Separatism, Meet Mafia

1

Introduction

The day he believes that separatism pays, on that day he will certainly become a separatist.
—ROLAND GIRARD, FRANCO-AMERICANS OF NEW ENGLAND
That people fighting for their independence will take aid from wherever they can find it is clear. To win our independence we should even take aid, as they say, from the devil himself.
—AGOSTINHO NETO, THE SKULL BENEATH THE SKIN
Separatism in the late twentieth and early twenty-first centuries poses a paradox. On the one hand, the world is ostensibly coming together through globalization. On the other, the territorial integrity of nations appears fragile in most regions. How are these two trends related? This book argues that countries torn by separatist movements since the Cold War cannot be adequately understood without an appreciation of organized crime. Far from passive by-products or trivial catalysts, mafias can play a decisive, autonomous role in shaping state-separatist relations, promoting or hindering secession, and fueling war. Transnational processes—of mafia expansion, chronic smuggling, and patrimonial governance—critically shape national processes of ethnic mobilization, border reconfiguration, and state collapse. Through a comparative historical analysis of the role of organized crime in West Africa, Eastern Europe, and the Middle East, I examine understudied dynamics of territorial consolidation in torn states. By nourishing, infiltrating, and even co-opting governments and separatist movements, mafias have the power to mold the basic political units of our world.

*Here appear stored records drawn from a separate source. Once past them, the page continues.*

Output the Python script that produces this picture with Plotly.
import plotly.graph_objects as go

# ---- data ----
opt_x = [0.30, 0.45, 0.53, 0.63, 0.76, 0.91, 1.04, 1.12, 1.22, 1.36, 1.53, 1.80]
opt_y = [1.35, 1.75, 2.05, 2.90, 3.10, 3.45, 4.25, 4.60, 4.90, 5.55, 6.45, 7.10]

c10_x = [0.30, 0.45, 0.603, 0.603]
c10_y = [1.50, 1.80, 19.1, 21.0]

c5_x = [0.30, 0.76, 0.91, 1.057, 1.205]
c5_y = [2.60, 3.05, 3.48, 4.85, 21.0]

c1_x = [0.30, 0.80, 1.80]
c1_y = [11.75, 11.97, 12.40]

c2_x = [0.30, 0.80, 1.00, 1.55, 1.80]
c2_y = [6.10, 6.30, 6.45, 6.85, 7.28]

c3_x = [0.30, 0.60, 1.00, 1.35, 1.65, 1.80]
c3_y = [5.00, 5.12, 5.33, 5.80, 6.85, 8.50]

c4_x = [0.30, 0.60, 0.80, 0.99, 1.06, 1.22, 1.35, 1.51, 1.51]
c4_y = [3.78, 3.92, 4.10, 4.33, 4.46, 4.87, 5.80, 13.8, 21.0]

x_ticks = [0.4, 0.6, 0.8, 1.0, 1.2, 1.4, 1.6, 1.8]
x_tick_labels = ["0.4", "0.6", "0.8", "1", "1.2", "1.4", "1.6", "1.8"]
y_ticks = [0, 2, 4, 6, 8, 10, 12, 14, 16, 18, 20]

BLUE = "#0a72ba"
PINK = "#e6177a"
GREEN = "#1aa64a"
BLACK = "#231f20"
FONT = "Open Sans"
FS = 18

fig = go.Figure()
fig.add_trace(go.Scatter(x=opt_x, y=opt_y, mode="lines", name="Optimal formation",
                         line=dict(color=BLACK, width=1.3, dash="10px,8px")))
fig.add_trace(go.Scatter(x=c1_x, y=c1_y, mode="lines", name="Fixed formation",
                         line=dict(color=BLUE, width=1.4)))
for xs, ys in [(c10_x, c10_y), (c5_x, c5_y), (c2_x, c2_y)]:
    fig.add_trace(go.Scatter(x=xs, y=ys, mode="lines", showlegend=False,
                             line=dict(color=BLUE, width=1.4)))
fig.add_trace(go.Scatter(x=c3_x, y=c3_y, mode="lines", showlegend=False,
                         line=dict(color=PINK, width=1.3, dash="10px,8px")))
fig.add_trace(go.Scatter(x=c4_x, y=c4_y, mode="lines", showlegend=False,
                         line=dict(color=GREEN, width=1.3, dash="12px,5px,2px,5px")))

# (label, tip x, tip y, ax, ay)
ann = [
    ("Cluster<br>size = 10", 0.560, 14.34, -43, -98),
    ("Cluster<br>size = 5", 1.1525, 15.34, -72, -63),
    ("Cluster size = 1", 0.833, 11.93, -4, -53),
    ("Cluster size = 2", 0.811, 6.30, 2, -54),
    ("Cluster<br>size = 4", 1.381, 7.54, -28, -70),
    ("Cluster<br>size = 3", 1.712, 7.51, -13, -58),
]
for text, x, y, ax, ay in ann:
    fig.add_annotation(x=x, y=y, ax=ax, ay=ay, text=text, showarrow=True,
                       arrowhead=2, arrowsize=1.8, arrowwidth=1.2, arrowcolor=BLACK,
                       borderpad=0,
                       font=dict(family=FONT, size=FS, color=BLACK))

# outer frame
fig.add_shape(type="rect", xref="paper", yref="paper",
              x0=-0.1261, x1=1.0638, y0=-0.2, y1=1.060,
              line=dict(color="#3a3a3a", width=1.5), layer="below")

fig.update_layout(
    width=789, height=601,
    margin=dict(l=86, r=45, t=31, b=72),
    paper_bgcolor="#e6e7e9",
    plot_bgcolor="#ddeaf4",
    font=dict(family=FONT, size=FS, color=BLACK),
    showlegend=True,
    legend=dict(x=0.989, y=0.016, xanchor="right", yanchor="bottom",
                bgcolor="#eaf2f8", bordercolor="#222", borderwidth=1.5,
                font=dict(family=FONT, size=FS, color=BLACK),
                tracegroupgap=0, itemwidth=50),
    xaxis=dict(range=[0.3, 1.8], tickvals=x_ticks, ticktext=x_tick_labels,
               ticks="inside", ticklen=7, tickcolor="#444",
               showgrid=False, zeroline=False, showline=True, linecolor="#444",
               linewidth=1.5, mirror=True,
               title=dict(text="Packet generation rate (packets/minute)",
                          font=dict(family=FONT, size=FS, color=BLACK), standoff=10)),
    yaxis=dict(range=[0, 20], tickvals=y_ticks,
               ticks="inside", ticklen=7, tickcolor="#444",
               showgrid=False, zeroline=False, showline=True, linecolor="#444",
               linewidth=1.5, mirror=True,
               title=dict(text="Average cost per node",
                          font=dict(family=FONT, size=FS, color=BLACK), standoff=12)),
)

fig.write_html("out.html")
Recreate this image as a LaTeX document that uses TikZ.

Separatist movements are a hallmark of globalization. Since 1990, new nation-states have emerged at an average rate of one per year. By a conservative estimate, over three hundred separatist movements likewise aspire to statehood.1 Some—such as Scots in the United Kingdom, the Flemish in Belgium, or Québécois in Canada—are moderate and unsuccessful. Others—like Crimea, Kurdistan, or South Sudan—revived questions about how separatism develops and what can be done to accommodate it peacefully. Seemingly never-ending territorial consolidation in torn states appears to dispel the hope and promise of globalization. These disintegrative domestic processes, it would appear, are impeding integrative global ones.

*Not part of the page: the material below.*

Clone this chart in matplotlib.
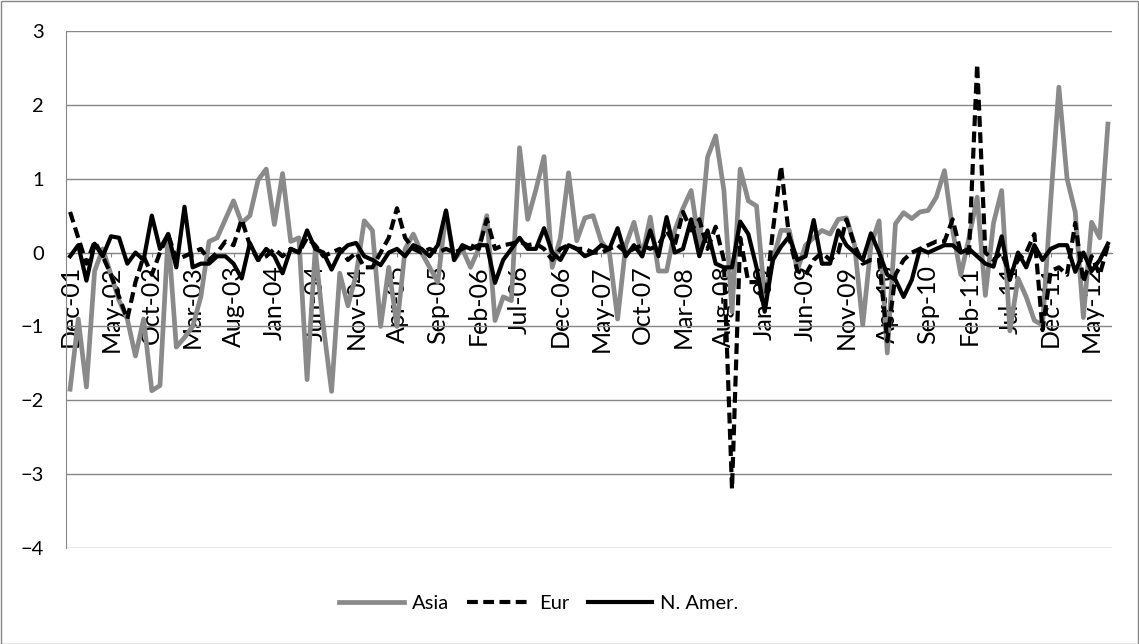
import matplotlib
matplotlib.use("Agg")
import matplotlib.pyplot as plt
from matplotlib.patches import Rectangle
import numpy as np

plt.rcParams['font.family'] = ['Lato', 'DejaVu Sans']

# Monthly categories Dec-01 .. Jul-12 (128 months)
months = ['Jan', 'Feb', 'Mar', 'Apr', 'May', 'Jun', 'Jul', 'Aug', 'Sep', 'Oct', 'Nov', 'Dec']
categories = ['Dec-01'] + [f"{m}-{y:02d}" for y in range(2, 13) for m in months][:127]

tick_labels = ['Dec-01', 'May-02', 'Oct-02', 'Mar-03', 'Aug-03', 'Jan-04', 'Jun-04', 'Nov-04',
               'Apr-05', 'Sep-05', 'Feb-06', 'Jul-06', 'Dec-06', 'May-07', 'Oct-07', 'Mar-08',
               'Aug-08', 'Jan-09', 'Jun-09', 'Nov-09', 'Apr-10', 'Sep-10', 'Feb-11', 'Jul-11',
               'Dec-11', 'May-12']

asia = [-1.85, -0.9, -1.82, -0.25, 0.05, -0.3, -0.65, -0.9, -1.4, -0.9,
        -1.87, -1.8, 0.25, -1.28, -1.15, -1.0, -0.6, 0.15, 0.2, 0.45,
        0.7, 0.4, 0.5, 0.98, 1.13, 0.38, 1.07, 0.15, 0.2, -1.72,
        0.05, -1.0, -1.88, -0.28, -0.72, -0.3, 0.43, 0.3, -1.0, -0.2,
        -1.0, 0.05, 0.25, 0.0, -0.2, -0.4, 0.55, -0.1, 0.05, -0.2,
        0.05, 0.5, -0.92, -0.6, -0.65, 1.42, 0.45, 0.85, 1.3, -0.2,
        0.2, 1.08, 0.16, 0.47, 0.5, 0.15, 0.0, -0.9, 0.1, 0.41,
        -0.05, 0.48, -0.25, -0.25, 0.3, 0.6, 0.84, 0.1, 1.29, 1.58,
        0.85, -0.8, 1.13, 0.7, 0.63, -0.6, -0.1, 0.3, 0.3, -0.24,
        0.1, 0.2, 0.3, 0.25, 0.45, 0.47, 0.1, -0.98, 0.1, 0.43,
        -1.36, 0.39, 0.54, 0.46, 0.55, 0.57, 0.75, 1.11, 0.3, -0.3,
        0.2, 0.75, -0.58, 0.4, 0.84, -1.06, -0.35, -0.6, -0.92, -0.98,
        0.7, 2.24, 1.0, 0.55, -0.88, 0.41, 0.2, 1.74]

eur = [0.55, 0.2, -0.15, 0.15, -0.05, -0.3, -0.6, -0.9, -0.4, -0.05,
       -0.3, 0.0, 0.25, -0.1, -0.05, 0.0, 0.05, -0.1, 0.0, 0.15,
       0.1, 0.45, 0.1, -0.1, -0.05, 0.05, -0.05, 0.05, 0.0, 0.2,
       0.1, -0.05, 0.0, 0.05, -0.1, 0.0, -0.2, -0.2, 0.0, 0.2,
       0.6, 0.2, 0.05, 0.0, 0.05, 0.0, 0.05, 0.0, 0.05, 0.1,
       0.05, 0.45, 0.05, 0.1, 0.12, 0.15, 0.1, 0.12, 0.05, -0.1,
       0.05, 0.1, 0.05, 0.05, 0.0, 0.0, 0.05, 0.1, 0.0, 0.05,
       0.1, 0.05, 0.1, 0.3, 0.1, 0.55, 0.3, 0.45, 0.05, 0.35,
       -0.1, -3.2, 0.2, -0.4, -0.4, -0.75, 0.3, 1.17, 0.2, -0.25,
       -0.3, -0.1, 0.0, -0.1, 0.0, 0.45, 0.1, -0.15, -0.1, -0.1,
       -1.2, -0.3, -0.1, 0.0, 0.05, 0.1, 0.15, 0.15, 0.45, 0.0,
       0.0, 2.55, 0.0, -0.1, 0.0, -0.3, -0.1, 0.0, 0.25, -1.05,
       -0.25, -0.2, -0.3, 0.4, -0.4, -0.05, -0.3, 0.1]

n_amer = [-0.05, 0.1, -0.38, 0.12, -0.05, 0.22, 0.2, -0.15, 0.0, -0.1,
          0.5, 0.05, 0.25, -0.2, 0.62, -0.2, -0.15, -0.15, -0.05, -0.05,
          -0.15, -0.35, 0.13, -0.1, 0.05, -0.05, -0.28, 0.05, 0.0, 0.3,
          0.05, 0.0, -0.23, 0.0, 0.1, 0.13, -0.05, -0.1, -0.17, 0.0,
          0.05, -0.05, 0.1, 0.05, -0.05, 0.1, 0.57, -0.1, 0.1, 0.05,
          0.1, 0.1, -0.41, -0.1, 0.05, 0.2, 0.05, 0.05, 0.33, 0.0,
          -0.1, 0.1, 0.05, -0.05, 0.0, 0.1, 0.05, 0.33, -0.05, 0.1,
          -0.05, 0.3, -0.05, 0.48, 0.0, 0.05, 0.45, -0.05, 0.3, -0.15,
          -0.2, -0.2, 0.42, 0.25, -0.2, -0.8, -0.1, 0.08, 0.22, -0.1,
          -0.05, 0.44, -0.15, -0.15, 0.3, 0.1, 0.0, -0.1, 0.26, 0.0,
          -0.3, -0.37, -0.6, -0.37, 0.05, 0.0, 0.05, 0.1, 0.1, 0.0,
          0.05, -0.05, -0.15, -0.19, 0.22, -0.37, 0.0, -0.2, 0.1, -0.1,
          0.05, 0.1, 0.1, -0.26, 0.0, -0.25, -0.1, 0.12]

W, H = 1139, 644
fig = plt.figure(figsize=(W / 100, H / 100), dpi=100)
ax = fig.add_axes([66 / W, 1 - 548 / H, (1112 - 66) / W, (548 - 31) / H])

grid_c = '#868686'
# spine position first (it resets tick settings)
ax.spines['bottom'].set_position(('data', 0))
ax.spines['bottom'].set_color(grid_c)
ax.spines['left'].set_color(grid_c)
ax.spines['top'].set_visible(False)
ax.spines['right'].set_visible(False)

x = np.arange(len(categories))
ax.plot(x, asia, color='#8a8a8a', lw=3.4, label='Asia', solid_joinstyle='round', zorder=3)
ax.plot(x, eur, color='black', lw=3.0, dashes=(2.6, 1.3), label='Eur', zorder=4)
ax.plot(x, n_amer, color='black', lw=3.0, label='N. Amer.', solid_joinstyle='round', zorder=5)

ax.set_xlim(-0.5, len(categories) - 0.5)
ax.set_ylim(-4, 3)
ax.set_yticks(range(-4, 4))
ax.yaxis.grid(True, color=grid_c, lw=1.0)
ax.set_axisbelow(True)

tick_pos = [categories.index(t) for t in tick_labels]
ax.set_xticks(tick_pos)
ax.set_xticklabels(tick_labels, rotation=90, fontsize=18, va='top', ha='center')
ax.tick_params(axis='x', length=3, color=grid_c, pad=6)
ax.tick_params(axis='y', length=0, pad=16, labelsize=14.5)

fig.legend(loc='center', bbox_to_anchor=(539 / W, 1 - 603 / H), ncol=3, frameon=False,
           fontsize=14.5, handlelength=3.2, columnspacing=0.9, handletextpad=0.4)

fig.patches.append(Rectangle((0.5 / W, 0.5 / H), 1 - 1.5 / W, 1 - 1.5 / H,
                             transform=fig.transFigure, fill=False, edgecolor=grid_c, lw=1.0))

fig.savefig('out.png', dpi=100)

This book suggests not. I propose that transnational organized crime significantly shapes the politics of borders in torn states. While economic, historical, geopolitical, religious, and demographic factors explaining separatism have been widely explored, a distinguishing feature of torn states has been neglected: their deep criminalization. Unlike in consolidated nations, the existence and operation of globalized mafias matter in separatist cases. Counterintuitively, furthermore, organized crime has the capacity to both promote and obstruct separatist movement success by: determining the stability and capacity of weak host states engaged in curbing separatism, with a fateful impact on the trajectories of secession; supplying separatist movements with criminal resources and allies, without which they are doomed to demobilization; generating or prolonging separatist confrontation and war; and promoting stalemate and ethnic reconciliation. Given these realities, globalized mafias and separatist politics are deeply symbiotic. In developing a framework for understanding these processes, I will rethink what is typically a tale of two sides—the host state and separatist movement—as instead a story about a triad: states, separatists, and mafias. Then I will develop a typology of organized crime in three regions rife with torn states, grounded in two dimensions: how state dependent and partisan mafias are.

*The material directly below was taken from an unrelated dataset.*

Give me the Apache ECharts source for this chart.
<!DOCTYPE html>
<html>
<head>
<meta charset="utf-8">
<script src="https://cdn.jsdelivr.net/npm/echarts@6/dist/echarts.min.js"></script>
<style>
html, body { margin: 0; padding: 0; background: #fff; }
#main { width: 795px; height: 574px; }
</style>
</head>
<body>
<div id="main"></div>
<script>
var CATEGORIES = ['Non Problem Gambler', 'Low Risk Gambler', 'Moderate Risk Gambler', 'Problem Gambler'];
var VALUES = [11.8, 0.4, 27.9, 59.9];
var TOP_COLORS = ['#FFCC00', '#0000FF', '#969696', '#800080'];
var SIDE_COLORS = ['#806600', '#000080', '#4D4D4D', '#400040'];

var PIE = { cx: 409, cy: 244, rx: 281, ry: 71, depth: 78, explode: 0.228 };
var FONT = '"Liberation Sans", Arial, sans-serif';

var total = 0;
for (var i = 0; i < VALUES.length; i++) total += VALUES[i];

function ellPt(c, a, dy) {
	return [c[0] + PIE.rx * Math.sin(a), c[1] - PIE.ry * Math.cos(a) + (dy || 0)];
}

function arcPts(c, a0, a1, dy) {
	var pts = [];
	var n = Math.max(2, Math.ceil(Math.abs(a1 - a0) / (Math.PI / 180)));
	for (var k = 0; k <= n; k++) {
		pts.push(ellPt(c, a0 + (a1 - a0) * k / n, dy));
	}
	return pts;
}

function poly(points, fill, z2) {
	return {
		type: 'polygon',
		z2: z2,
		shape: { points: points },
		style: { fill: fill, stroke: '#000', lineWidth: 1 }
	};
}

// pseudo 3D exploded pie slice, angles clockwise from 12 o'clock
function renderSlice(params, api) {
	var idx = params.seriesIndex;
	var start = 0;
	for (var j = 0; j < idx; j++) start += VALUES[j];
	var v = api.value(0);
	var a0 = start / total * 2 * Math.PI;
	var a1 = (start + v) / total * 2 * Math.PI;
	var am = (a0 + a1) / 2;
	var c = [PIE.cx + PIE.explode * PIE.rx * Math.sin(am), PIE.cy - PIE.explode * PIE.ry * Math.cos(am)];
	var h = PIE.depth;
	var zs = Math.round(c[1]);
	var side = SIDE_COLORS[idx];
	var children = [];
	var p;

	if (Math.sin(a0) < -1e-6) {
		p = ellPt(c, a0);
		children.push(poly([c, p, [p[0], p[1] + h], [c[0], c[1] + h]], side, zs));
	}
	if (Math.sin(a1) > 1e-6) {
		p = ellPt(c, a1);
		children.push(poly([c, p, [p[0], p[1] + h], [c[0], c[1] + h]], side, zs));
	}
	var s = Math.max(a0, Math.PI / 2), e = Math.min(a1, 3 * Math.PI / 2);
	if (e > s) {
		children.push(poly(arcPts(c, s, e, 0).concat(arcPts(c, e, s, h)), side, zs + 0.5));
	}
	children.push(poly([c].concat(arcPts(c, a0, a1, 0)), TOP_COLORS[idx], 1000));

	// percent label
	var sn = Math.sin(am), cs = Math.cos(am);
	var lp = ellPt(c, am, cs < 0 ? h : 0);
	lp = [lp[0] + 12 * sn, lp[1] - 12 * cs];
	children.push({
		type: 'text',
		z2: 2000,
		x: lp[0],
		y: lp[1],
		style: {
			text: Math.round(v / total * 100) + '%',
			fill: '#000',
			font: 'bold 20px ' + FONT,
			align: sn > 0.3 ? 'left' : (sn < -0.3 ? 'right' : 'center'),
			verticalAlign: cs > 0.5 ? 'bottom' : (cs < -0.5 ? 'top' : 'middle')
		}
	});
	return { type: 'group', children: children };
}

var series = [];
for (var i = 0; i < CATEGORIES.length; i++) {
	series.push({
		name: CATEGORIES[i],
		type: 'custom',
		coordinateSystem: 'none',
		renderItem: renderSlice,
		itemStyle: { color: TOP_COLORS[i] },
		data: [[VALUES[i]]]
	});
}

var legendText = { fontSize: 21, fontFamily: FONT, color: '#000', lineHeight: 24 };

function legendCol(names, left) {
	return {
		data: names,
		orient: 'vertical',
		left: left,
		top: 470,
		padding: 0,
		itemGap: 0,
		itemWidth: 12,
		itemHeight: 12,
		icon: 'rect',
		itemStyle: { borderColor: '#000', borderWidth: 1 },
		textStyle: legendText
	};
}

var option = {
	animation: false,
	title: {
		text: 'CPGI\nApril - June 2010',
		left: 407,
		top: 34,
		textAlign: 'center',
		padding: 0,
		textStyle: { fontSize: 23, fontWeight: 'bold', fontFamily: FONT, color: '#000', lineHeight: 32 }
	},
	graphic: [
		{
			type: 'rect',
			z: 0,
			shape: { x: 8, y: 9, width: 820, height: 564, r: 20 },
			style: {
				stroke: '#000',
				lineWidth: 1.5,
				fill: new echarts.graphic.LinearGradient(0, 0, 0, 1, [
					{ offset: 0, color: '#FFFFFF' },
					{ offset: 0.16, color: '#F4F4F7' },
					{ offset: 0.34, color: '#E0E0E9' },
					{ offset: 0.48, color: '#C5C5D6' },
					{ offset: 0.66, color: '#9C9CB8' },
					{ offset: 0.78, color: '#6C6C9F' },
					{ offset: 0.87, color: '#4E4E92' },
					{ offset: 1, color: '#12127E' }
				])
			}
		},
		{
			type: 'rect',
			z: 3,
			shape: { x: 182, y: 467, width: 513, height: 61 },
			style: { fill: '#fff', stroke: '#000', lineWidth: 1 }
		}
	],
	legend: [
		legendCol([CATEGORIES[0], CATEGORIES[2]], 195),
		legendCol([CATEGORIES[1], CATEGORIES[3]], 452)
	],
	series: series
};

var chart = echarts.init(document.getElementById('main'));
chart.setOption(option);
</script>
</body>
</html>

This approach entails demystifying organized crime, as we disown—perhaps reluctantly—many cherished folk sociological beliefs about lawbreaking, impropriety, and deviance. Mafia mythology carries a twofold danger: romanticization and demonization. On the one hand, organized crime is glorified as Robin Hoodism.2 Since precapitalist societies, social banditry has been a potent form of primitive resistance: a religion of the oppressed. From Jesse James to Al Capone, the gangster served as a symbol of revolutionary change that is otherwise impossible: “a surrogate for the failure of the mass to lift itself out of its own poverty, helplessness and meekness.”3 For pragmatic and symbolic reasons, gangsters cultivate an aura of purity, righteousness, and invincibility. Public opinion—or is it public madness?—often ranks criminals higher than elected officials.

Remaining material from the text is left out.